The army wants to more aggressively use Special Forces troops for espionage so that the "battlefield can be prepared" more quickly. This is seen as necessary in order to effectively run down fast moving terrorist organizations. Currently, the Special Forces depends on the CIA to do the espionage work in advance of Special Forces A-Teams arriving. In practice, some Special Forces troops are often there, along with CIA personnel, doing the advance work of finding who exactly who is who, what is where and, in particular, who can be depended on to help American efforts. The CIA has not made a big stink about this new Department of Defense effort, if only because the CIA short of people and is still aggressively recruiting people for anti-terrorism operations. Besides, a prime source of new CIA agents has long been former, or retired, Special Forces operators. With the new espionage training Special Forces troops are getting, the CIA will be able to hire these guys later and put them to work without having to train them in a lot of espionage techniques.
In peacetime, Special Forces troops spend a lot of their time (up to half in some years) overseas providing training and advice for foreign armed forces. The Special Forces troops doing this work take careful notice of their surroundings and are debriefed when they get back to the United States. These Special Forces reports form some of the most accurate and up-to-date information on the local armed forces in foreign nations.

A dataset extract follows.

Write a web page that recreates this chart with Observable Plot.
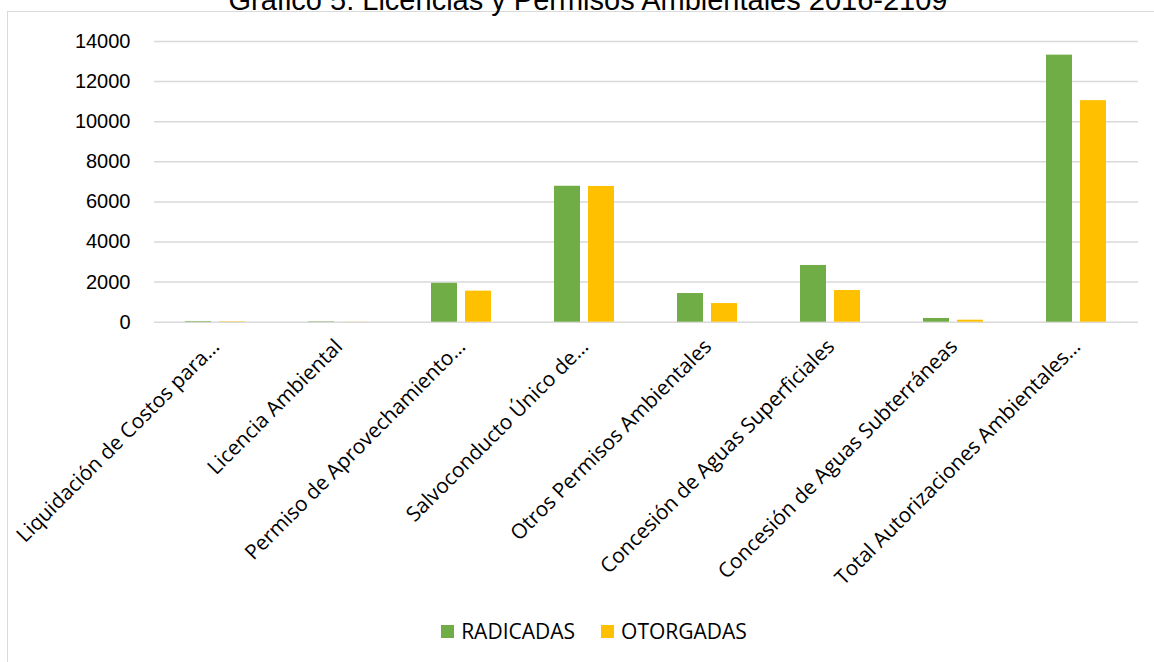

The Department of Defense has announced that Special Forces troops will be trained for plain clothes, or uniformed, espionage work in foreign counties. The Special Forces have unofficially been doing this sort of thing for decades, sometimes at the request of the CIA. In 1986, the Special Forces even established an "intelligence operations" school to train a small number of Special Forces troops in the tradecraft of running espionage operations in a foreign country. In practical terms, this means recruiting locals to provide information and supervising these spies, agents and informants.